▸ **Given instruction**: In the data that follows, count every line holding the string "this" and give the count alone.

▸ **Recorded data**:

===

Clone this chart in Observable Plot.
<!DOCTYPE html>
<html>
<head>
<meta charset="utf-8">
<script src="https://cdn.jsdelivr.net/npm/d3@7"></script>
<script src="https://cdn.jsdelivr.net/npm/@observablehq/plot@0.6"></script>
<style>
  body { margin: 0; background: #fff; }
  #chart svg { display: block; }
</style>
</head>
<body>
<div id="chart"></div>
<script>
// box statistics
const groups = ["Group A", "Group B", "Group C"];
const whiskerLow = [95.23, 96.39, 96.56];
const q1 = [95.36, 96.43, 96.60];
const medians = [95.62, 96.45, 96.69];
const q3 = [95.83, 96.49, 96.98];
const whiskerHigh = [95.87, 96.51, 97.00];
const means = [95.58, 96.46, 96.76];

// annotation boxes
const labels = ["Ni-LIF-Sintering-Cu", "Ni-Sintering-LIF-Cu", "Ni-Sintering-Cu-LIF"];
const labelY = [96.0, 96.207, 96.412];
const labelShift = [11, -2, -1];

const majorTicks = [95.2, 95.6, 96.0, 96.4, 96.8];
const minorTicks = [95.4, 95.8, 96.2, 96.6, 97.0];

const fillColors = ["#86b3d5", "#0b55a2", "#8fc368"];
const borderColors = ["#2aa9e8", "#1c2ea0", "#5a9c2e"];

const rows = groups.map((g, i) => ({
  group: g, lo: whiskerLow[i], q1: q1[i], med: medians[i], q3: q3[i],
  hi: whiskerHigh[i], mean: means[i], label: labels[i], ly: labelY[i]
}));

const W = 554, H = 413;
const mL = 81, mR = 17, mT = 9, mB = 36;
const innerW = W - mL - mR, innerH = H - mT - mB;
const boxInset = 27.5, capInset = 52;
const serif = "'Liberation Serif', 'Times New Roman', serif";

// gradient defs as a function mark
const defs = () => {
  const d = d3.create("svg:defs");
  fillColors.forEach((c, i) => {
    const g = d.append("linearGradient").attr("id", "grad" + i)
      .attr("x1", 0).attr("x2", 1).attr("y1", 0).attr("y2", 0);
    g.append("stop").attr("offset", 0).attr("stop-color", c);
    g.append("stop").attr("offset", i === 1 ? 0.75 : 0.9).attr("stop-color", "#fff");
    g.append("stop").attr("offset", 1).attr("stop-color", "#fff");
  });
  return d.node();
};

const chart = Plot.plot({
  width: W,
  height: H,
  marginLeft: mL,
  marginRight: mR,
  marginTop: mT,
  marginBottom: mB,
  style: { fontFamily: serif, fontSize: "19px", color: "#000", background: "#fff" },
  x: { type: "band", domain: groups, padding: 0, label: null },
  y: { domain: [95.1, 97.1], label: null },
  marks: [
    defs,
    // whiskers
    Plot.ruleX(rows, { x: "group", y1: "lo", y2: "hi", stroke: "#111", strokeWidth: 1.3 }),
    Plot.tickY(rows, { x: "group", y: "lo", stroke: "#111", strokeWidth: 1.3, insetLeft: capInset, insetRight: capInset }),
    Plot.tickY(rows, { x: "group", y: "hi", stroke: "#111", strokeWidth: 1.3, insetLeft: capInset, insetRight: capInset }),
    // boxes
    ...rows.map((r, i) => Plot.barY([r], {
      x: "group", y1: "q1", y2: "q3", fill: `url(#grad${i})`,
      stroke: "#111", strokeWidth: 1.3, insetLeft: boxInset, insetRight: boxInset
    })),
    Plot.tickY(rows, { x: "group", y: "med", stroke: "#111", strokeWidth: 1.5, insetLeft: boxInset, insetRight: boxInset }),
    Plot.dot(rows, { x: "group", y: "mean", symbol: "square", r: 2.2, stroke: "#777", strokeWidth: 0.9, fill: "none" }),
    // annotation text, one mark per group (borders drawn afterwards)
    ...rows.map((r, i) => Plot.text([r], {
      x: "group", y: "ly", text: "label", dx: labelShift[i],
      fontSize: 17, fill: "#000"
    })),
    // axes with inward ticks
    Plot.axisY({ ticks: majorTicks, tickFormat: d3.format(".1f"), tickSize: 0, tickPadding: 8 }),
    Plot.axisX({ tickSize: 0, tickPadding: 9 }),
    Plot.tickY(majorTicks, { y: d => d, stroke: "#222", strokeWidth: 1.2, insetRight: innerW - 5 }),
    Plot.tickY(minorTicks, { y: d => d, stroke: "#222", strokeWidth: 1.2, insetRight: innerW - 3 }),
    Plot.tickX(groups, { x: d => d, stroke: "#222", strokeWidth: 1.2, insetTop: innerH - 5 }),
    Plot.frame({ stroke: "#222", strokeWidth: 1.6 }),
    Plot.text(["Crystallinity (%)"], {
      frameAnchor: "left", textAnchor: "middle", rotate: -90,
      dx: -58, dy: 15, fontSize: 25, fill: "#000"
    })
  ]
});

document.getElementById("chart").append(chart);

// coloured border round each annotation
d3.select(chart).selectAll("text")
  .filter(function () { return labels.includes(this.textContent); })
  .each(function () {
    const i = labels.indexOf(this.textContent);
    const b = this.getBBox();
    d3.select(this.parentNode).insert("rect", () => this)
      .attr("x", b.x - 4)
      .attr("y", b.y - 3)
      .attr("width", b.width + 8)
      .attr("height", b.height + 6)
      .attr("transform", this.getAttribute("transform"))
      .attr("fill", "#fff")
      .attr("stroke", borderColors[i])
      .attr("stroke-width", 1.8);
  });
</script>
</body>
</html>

===

▸ **Exercise response**: 6